West Texas Intermediate crude oil is corecting and down by some 0.9% and has fallen from a high $72.83 to a low of $71.47. Oil sank despite an upbeat tone on Wall Street over the prospects of debt-ceiling negotiations that continue in Washington ending in a solution.
On Wednesday, President Joe Biden and McCarthy reiterated their aim to strike a deal soon to raise the $31.4 trillion federal debt ceiling and agreed to talk as soon as Sunday. President Joe Biden on Wednesday said he was confident of reaching a deal to avoid defaulting on US debt.
The debt ceiling has drawn attention away from uncertainty about the Federal Reserve's stance on interest rates, but economic data showed the number of Americans filing new claims for jobless benefits fell more than expected last week, suggesting the labor market remains tight, giving the Fed more cushion to continue raising rates. In the week ended 13 May, Initial Claims fell 22k to 242k. That was 4k below the same week in April and points to another strong labour market report. ´´The current strength of the labour market does not support the Federal Reserve view that unemployment rate will lift to 4.5% by year-end,´´ analysts at ANZ Bank explained.

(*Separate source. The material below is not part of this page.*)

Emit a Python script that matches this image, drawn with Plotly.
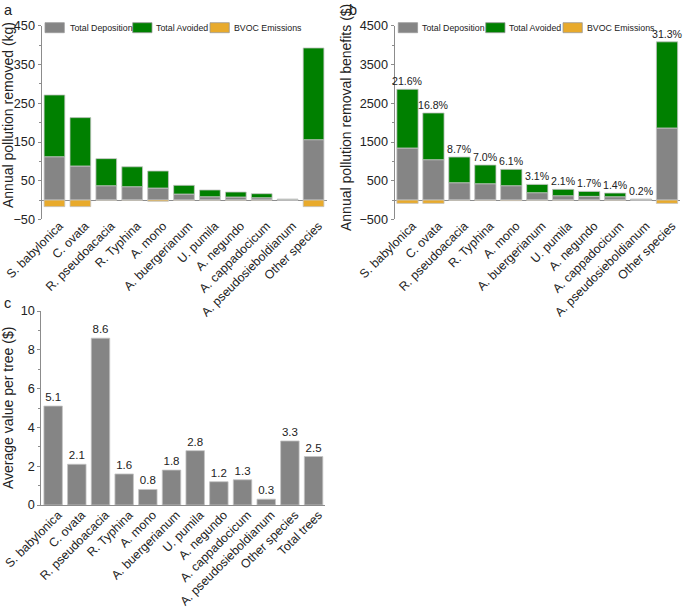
import plotly.graph_objects as go

# ---------------- data ----------------
SPECIES = ["S. babylonica", "C. ovata", "R. pseudoacacia", "R. Typhina", "A. mono",
           "A. buergerianum", "U. pumila", "A. negundo", "A. cappadocicum",
           "A. pseudosieboldianum", "Other species"]
SERIES = ["Total Deposition", "Total Avoided", "BVOC Emissions"]

KG_DEPOSITION = [112, 88, 37, 34.5, 31, 15.5, 8.6, 7.8, 6, 1.5, 156]
KG_AVOIDED = [159.5, 125, 70, 51.5, 44, 22.5, 17.4, 12.9, 10.4, 1.1, 237]
KG_BVOC = [-17, -17, -0.5, -0.3, -3.4, -1, -0.3, -0.3, -0.3, -0.1, -17]

USD_DEPOSITION = [1345, 1043, 448, 422, 371, 190, 112, 95, 86, 15, 1862]
USD_AVOIDED = [1517, 1207, 664, 483, 422, 215, 164, 129, 95, 11, 2226]
USD_BVOC = [-86, -86, -3, -2, -15, -5, -2, -2, -2, -1, -86]
PCT_LABELS = ["21.6%", "16.8%", "8.7%", "7.0%", "6.1%", "3.1%", "2.1%", "1.7%",
              "1.4%", "0.2%", "31.3%"]

PER_TREE_CATS = SPECIES + ["Total trees"]
PER_TREE_VALUES = [5.1, 2.1, 8.6, 1.6, 0.8, 1.8, 2.8, 1.2, 1.3, 0.3, 3.3, 2.5]

# ---------------- style ----------------
W, H = 685, 613
FONT = "Liberation Sans, Arial, sans-serif"
COLORS = ["#858585", "#008000", "#E8AA2C"]
EDGE = "#c4c4c4"
AXIS = "#8c8c8c"


def px(x):
    return x / W


def py(y):
    return 1 - y / H


fig = go.Figure()

# Panel a
for name, vals, col in zip(SERIES, [KG_DEPOSITION, KG_AVOIDED, KG_BVOC], COLORS):
    fig.add_trace(go.Bar(x=SPECIES, y=vals, name=name, marker_color=col,
                         marker_line=dict(color=EDGE, width=0.8), width=0.8,
                         xaxis="x", yaxis="y", showlegend=False))

# Panel b
for name, vals, col in zip(SERIES, [USD_DEPOSITION, USD_AVOIDED, USD_BVOC], COLORS):
    fig.add_trace(go.Bar(x=SPECIES, y=vals, name=name, marker_color=col,
                         marker_line=dict(color=EDGE, width=0.8), width=0.82,
                         xaxis="x2", yaxis="y2", showlegend=False))
usd_tops = [d + a for d, a in zip(USD_DEPOSITION, USD_AVOIDED)]

# Panel c
fig.add_trace(go.Bar(x=PER_TREE_CATS, y=PER_TREE_VALUES, marker_color="#858585",
                     marker_line=dict(color=EDGE, width=0.8), width=0.78,
                     text=[f"{v:.1f}" for v in PER_TREE_VALUES], textposition="outside",
                     textfont=dict(family=FONT, size=11.5, color="#222"),
                     cliponaxis=False, xaxis="x3", yaxis="y3", showlegend=False))

tickfont = dict(family=FONT, size=12.7, color="#222")
xtickfont = dict(family=FONT, size=12.3, color="#222")

common_x = dict(type="category", tickangle=-45, showline=False, ticks="",
                showgrid=False, zeroline=False, tickfont=xtickfont, automargin=False,
                ticklabelstandoff=-4, ticklabelshift=5)
common_y = dict(showline=True, linecolor=AXIS, linewidth=1, ticks="outside",
                ticklen=3, tickcolor=AXIS, showgrid=False, tickfont=tickfont,
                automargin=False)

fig.update_layout(
    width=W, height=H, margin=dict(l=0, r=0, t=0, b=0),
    paper_bgcolor="white", plot_bgcolor="white",
    barmode="relative", font=dict(family=FONT, color="#222"),
    xaxis=dict(domain=[px(41.5), px(326.5)], anchor="y", range=[-0.5, 10.5], **common_x),
    yaxis=dict(domain=[py(219.4), py(25.9)], anchor="x", range=[-50, 450],
               tick0=-50, dtick=100, zeroline=True, zerolinecolor=AXIS, zerolinewidth=1,
               minor=dict(ticks="outside", ticklen=2, dtick=50, tick0=0, tickcolor=AXIS),
               **common_y),
    xaxis2=dict(domain=[px(394.5), px(680)], anchor="y2", range=[-0.5, 10.5], **common_x),
    yaxis2=dict(domain=[py(219.4), py(25.9)], anchor="x2", range=[-500, 4500],
                tick0=-500, dtick=1000, zeroline=True, zerolinecolor=AXIS, zerolinewidth=1,
                minor=dict(ticks="outside", ticklen=2, dtick=500, tick0=0, tickcolor=AXIS),
                **common_y),
    xaxis3=dict(domain=[px(41.3), px(325.4)], anchor="y3", range=[-0.5, 11.5],
                type="category", tickangle=-45, showline=True, linecolor=AXIS, linewidth=1,
                ticks="", showgrid=False, zeroline=False, tickfont=xtickfont, automargin=False,
                ticklabelstandoff=-3, ticklabelshift=5),
    yaxis3=dict(domain=[py(505), py(311)], anchor="x3", range=[0, 10], dtick=2,
                zeroline=False,
                minor=dict(ticks="outside", ticklen=2, dtick=1, tickcolor=AXIS),
                **common_y),
)

annotations = []
shapes = []

# percentage labels above panel b bars (positioned by the data values)
for sp, top, lab in zip(SPECIES, usd_tops, PCT_LABELS):
    annotations.append(dict(text=lab, x=sp, y=top, xref="x2", yref="y2",
                            xanchor="center", yanchor="bottom", showarrow=False,
                            font=dict(family=FONT, size=10.6, color="#222")))

# panel letters
for letter, x, y in [("a", 2, 0), ("b", 347, 0), ("c", 2, 293)]:
    annotations.append(dict(text=letter, x=px(x), y=py(y), xref="paper", yref="paper",
                            xanchor="left", yanchor="top", showarrow=False,
                            font=dict(family=FONT, size=14.5, color="#222")))

# y-axis titles
for title, x, y in [("Annual pollution removed (kg)", 8, 115),
                    ("Annual pollution removal benefits ($)", 346, 118),
                    ("Average value per tree ($)", 8, 408)]:
    annotations.append(dict(text=title, x=px(x), y=py(y), xref="paper", yref="paper",
                            xanchor="center", yanchor="middle", textangle=-90,
                            showarrow=False, font=dict(family=FONT, size=14, color="#222")))

# legends (swatch x-starts, text x-starts in px)
legend_specs = [
    ([45, 132.7, 210], [67.7, 154, 232.3]),
    ([398.3, 485.7, 563], [420, 507.3, 585]),
]
for swatch_x, text_x in legend_specs:
    for name, col, sx, tx in zip(SERIES, COLORS, swatch_x, text_x):
        shapes.append(dict(type="rect", xref="paper", yref="paper",
                           x0=px(sx), x1=px(sx + 19.3), y0=py(32.7), y1=py(22.7),
                           fillcolor=col, line=dict(color="#9a9a9a", width=0.8)))
        annotations.append(dict(text=name, x=px(tx), y=py(27.8), xref="paper", yref="paper",
                                xanchor="left", yanchor="middle", showarrow=False,
                                font=dict(family=FONT, size=8.8, color="#222")))

fig.update_layout(annotations=annotations, shapes=shapes)

# remove the browser's default 8px body margin so the figure fills the window
fig.write_html("out.html", config={"displayModeBar": False},
               post_script="document.body.style.margin='0';document.body.style.overflow='hidden';")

Meanwhile, Dallas Federal Reserve Bank President Lorie Logan and Fed Governor Philip Jefferson said on Thursday the economy does not appear to be softening fast enough for the central bank to pause its rate hike cycle.
Elsewhere, the US also reported inventories unexpectedly rose last week, with the Energy Information Administration reported a five-million barrel rise in stocks, while most analysts expected a drop. Wednesday's EIA report showed that (1) U.S. crude oil inventories as of May 12 were -0.1% below the seasonal 5-year average, (2) gasoline inventories were -6.4% below the seasonal 5-year average, and (3) distillate inventories were -16.4% below the 5-year seasonal average. US crude oil production in the week ended May 12 fell -0.8% w/w to 12.2 million bpd, only 0.9 million bpd (-6.9%) below the Feb-2020 record-high of 13.1 million bpd.
Baker Hughes reported last Friday that active US oil rigs in the week ended May 12 fell by -2 to an 11-month low of 586 rigs, falling further below the 2-1/2 year high of 627 rigs posted on December 2. U.S. active oil rigs have more than tripled from the 17-year low of 172 rigs seen in Aug 2020, signaling an increase in U.S. crude oil production capacity.